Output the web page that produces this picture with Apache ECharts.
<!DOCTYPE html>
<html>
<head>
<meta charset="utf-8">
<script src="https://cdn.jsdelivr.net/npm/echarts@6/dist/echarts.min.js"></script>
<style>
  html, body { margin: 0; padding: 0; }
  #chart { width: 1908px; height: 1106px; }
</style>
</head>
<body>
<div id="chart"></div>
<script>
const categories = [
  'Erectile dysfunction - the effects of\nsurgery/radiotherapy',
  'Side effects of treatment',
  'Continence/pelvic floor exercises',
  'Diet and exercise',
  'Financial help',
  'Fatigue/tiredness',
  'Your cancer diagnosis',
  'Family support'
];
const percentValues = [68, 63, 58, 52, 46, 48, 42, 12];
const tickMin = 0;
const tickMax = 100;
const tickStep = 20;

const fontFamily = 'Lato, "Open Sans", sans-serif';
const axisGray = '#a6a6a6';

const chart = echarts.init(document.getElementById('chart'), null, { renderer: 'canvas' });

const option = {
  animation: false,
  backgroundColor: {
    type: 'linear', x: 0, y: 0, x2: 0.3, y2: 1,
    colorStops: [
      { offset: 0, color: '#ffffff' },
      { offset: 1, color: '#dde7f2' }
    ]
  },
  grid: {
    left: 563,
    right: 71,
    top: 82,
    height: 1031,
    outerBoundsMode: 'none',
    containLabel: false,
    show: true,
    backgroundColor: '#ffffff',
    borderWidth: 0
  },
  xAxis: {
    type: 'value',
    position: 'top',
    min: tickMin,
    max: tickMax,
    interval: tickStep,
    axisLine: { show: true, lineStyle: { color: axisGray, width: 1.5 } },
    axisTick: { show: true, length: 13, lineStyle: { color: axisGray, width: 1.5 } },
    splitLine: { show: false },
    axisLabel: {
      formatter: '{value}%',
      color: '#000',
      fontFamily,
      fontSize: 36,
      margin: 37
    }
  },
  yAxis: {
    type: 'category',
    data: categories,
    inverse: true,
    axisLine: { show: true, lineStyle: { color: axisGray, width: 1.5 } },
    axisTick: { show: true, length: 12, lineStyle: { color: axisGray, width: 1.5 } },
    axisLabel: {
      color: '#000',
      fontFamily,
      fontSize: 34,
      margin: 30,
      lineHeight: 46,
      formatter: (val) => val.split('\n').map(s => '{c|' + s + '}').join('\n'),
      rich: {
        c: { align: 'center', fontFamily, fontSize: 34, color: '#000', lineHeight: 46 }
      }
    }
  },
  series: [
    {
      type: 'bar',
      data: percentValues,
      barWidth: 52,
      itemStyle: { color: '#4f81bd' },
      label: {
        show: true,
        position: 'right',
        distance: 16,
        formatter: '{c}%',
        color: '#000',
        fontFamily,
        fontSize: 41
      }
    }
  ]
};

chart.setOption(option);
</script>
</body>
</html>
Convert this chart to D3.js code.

* [Problem statement]: Give back all the data exactly as written.

* [Written solution]:
Output the web page that produces this picture with Apache ECharts.
<!DOCTYPE html>
<html>
<head>
<meta charset="utf-8">
<script src="https://cdn.jsdelivr.net/npm/echarts@6/dist/echarts.min.js"></script>
<style>
  html, body { margin: 0; padding: 0; }
  #chart { width: 1908px; height: 1106px; }
</style>
</head>
<body>
<div id="chart"></div>
<script>
const categories = [
  'Erectile dysfunction - the effects of\nsurgery/radiotherapy',
  'Side effects of treatment',
  'Continence/pelvic floor exercises',
  'Diet and exercise',
  'Financial help',
  'Fatigue/tiredness',
  'Your cancer diagnosis',
  'Family support'
];
const percentValues = [68, 63, 58, 52, 46, 48, 42, 12];
const tickMin = 0;
const tickMax = 100;
const tickStep = 20;

const fontFamily = 'Lato, "Open Sans", sans-serif';
const axisGray = '#a6a6a6';

const chart = echarts.init(document.getElementById('chart'), null, { renderer: 'canvas' });

const option = {
  animation: false,
  backgroundColor: {
    type: 'linear', x: 0, y: 0, x2: 0.3, y2: 1,
    colorStops: [
      { offset: 0, color: '#ffffff' },
      { offset: 1, color: '#dde7f2' }
    ]
  },
  grid: {
    left: 563,
    right: 71,
    top: 82,
    height: 1031,
    outerBoundsMode: 'none',
    containLabel: false,
    show: true,
    backgroundColor: '#ffffff',
    borderWidth: 0
  },
  xAxis: {
    type: 'value',
    position: 'top',
    min: tickMin,
    max: tickMax,
    interval: tickStep,
    axisLine: { show: true, lineStyle: { color: axisGray, width: 1.5 } },
    axisTick: { show: true, length: 13, lineStyle: { color: axisGray, width: 1.5 } },
    splitLine: { show: false },
    axisLabel: {
      formatter: '{value}%',
      color: '#000',
      fontFamily,
      fontSize: 36,
      margin: 37
    }
  },
  yAxis: {
    type: 'category',
    data: categories,
    inverse: true,
    axisLine: { show: true, lineStyle: { color: axisGray, width: 1.5 } },
    axisTick: { show: true, length: 12, lineStyle: { color: axisGray, width: 1.5 } },
    axisLabel: {
      color: '#000',
      fontFamily,
      fontSize: 34,
      margin: 30,
      lineHeight: 46,
      formatter: (val) => val.split('\n').map(s => '{c|' + s + '}').join('\n'),
      rich: {
        c: { align: 'center', fontFamily, fontSize: 34, color: '#000', lineHeight: 46 }
      }
    }
  },
  series: [
    {
      type: 'bar',
      data: percentValues,
      barWidth: 52,
      itemStyle: { color: '#4f81bd' },
      label: {
        show: true,
        position: 'right',
        distance: 16,
        formatter: '{c}%',
        color: '#000',
        fontFamily,
        fontSize: 41
      }
    }
  ]
};

chart.setOption(option);
</script>
</body>
</html>
Convert this chart to D3.js code.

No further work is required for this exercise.